* **CHALLENGE**
Extract, exactly as written, each line from the start of the records below to the line containing "carne_ovina = [-8.0, 1.7, -22.4, -8.9, -2.4]", both ends included; drop the pictures.

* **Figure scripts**
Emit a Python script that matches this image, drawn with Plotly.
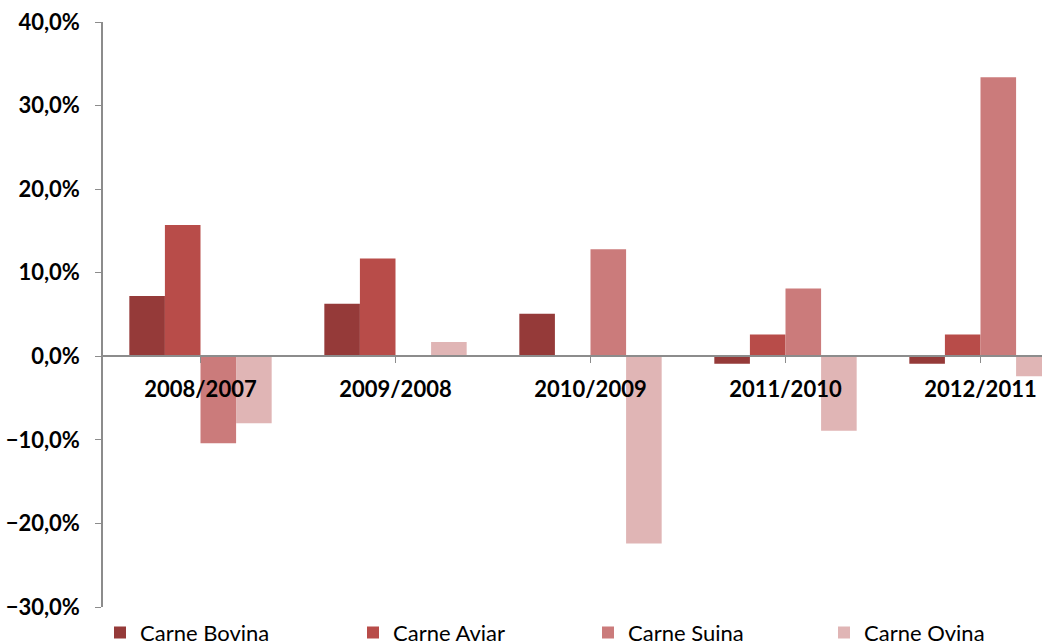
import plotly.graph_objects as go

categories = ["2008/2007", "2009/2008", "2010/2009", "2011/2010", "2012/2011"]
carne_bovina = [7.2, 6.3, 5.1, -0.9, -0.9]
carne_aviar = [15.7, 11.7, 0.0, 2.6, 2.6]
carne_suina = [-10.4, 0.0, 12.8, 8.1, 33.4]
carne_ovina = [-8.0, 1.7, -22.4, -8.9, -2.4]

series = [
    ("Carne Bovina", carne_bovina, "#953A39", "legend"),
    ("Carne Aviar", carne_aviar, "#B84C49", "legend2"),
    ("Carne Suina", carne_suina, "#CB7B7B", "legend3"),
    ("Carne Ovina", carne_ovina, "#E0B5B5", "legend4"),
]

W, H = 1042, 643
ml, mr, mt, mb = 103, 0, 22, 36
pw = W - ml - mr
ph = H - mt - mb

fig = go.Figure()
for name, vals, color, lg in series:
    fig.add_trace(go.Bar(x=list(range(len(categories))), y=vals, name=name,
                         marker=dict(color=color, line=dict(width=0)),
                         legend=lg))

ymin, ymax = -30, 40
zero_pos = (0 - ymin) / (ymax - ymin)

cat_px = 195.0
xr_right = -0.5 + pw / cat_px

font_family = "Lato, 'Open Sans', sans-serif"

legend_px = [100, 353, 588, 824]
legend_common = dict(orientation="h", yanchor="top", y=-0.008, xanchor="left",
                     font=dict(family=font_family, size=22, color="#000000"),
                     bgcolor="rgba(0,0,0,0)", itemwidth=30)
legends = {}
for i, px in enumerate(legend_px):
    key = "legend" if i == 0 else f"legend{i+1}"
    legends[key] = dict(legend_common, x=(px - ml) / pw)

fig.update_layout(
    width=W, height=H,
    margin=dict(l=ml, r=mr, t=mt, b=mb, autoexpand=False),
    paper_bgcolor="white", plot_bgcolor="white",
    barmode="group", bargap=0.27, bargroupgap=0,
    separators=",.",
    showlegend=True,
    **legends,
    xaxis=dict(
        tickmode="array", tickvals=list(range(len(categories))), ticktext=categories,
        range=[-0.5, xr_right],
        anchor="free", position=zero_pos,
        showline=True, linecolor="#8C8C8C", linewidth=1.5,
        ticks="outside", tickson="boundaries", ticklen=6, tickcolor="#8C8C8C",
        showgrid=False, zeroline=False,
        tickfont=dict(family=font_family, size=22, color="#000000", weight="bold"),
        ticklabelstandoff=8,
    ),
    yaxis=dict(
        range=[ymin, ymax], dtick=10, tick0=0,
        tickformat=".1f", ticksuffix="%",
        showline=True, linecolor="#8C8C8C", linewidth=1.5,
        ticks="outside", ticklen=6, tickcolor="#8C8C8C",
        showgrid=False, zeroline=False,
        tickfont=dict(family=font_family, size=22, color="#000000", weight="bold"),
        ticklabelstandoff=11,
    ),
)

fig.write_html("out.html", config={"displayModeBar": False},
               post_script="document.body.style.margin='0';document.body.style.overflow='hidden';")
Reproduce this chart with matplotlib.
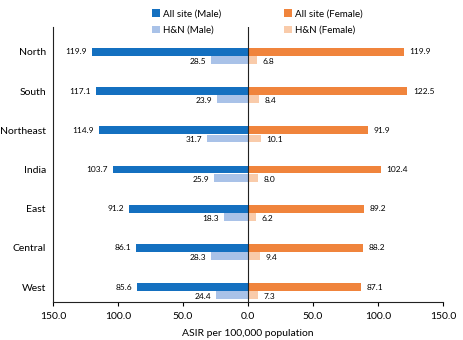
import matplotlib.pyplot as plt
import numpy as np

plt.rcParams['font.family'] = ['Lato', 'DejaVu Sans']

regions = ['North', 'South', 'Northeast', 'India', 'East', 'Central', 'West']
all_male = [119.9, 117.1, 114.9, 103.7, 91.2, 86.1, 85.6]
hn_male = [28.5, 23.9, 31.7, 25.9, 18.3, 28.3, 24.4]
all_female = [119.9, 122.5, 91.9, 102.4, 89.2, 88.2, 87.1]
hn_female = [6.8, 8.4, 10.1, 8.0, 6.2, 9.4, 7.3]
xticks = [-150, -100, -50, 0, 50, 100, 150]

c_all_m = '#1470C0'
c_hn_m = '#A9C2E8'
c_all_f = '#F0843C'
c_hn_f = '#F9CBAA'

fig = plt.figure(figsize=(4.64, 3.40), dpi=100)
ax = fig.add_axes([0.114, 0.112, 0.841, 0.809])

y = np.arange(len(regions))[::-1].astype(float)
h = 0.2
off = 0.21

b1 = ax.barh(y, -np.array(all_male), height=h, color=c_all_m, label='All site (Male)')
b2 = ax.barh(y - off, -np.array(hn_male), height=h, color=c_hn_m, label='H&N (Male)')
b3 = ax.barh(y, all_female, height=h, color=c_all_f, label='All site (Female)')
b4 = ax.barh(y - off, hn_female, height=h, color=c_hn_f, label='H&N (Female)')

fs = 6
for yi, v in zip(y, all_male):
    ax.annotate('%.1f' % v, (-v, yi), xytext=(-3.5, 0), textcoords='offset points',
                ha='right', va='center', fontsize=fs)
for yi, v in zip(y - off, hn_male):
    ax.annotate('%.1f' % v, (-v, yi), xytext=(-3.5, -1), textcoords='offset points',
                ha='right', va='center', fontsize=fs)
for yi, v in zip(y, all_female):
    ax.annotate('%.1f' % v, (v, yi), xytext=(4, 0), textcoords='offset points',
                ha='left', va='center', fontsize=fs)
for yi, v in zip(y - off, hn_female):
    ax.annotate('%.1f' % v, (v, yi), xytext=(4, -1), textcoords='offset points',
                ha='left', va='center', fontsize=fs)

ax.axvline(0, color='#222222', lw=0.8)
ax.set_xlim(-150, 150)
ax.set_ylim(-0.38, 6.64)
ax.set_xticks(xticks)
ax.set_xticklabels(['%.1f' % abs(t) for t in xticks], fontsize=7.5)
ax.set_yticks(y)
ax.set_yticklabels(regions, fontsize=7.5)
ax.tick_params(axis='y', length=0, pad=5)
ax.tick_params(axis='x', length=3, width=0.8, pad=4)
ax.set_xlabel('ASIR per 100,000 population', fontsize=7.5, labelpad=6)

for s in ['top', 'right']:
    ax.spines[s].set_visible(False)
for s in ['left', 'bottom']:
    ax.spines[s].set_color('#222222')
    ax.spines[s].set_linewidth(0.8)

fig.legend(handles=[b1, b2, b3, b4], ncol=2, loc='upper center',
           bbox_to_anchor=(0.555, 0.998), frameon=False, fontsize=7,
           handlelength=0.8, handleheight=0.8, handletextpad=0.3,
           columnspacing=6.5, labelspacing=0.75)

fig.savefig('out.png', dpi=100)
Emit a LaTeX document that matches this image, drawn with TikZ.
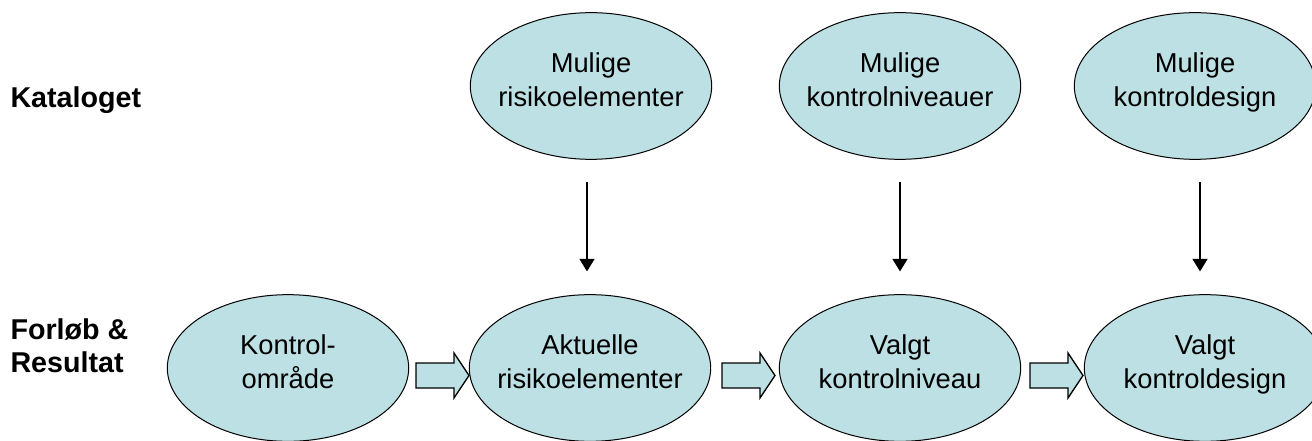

* **FINISHED ANSWER**
Emit a Python script that matches this image, drawn with Plotly.
import plotly.graph_objects as go

categories = ["2008/2007", "2009/2008", "2010/2009", "2011/2010", "2012/2011"]
carne_bovina = [7.2, 6.3, 5.1, -0.9, -0.9]
carne_aviar = [15.7, 11.7, 0.0, 2.6, 2.6]
carne_suina = [-10.4, 0.0, 12.8, 8.1, 33.4]
carne_ovina = [-8.0, 1.7, -22.4, -8.9, -2.4]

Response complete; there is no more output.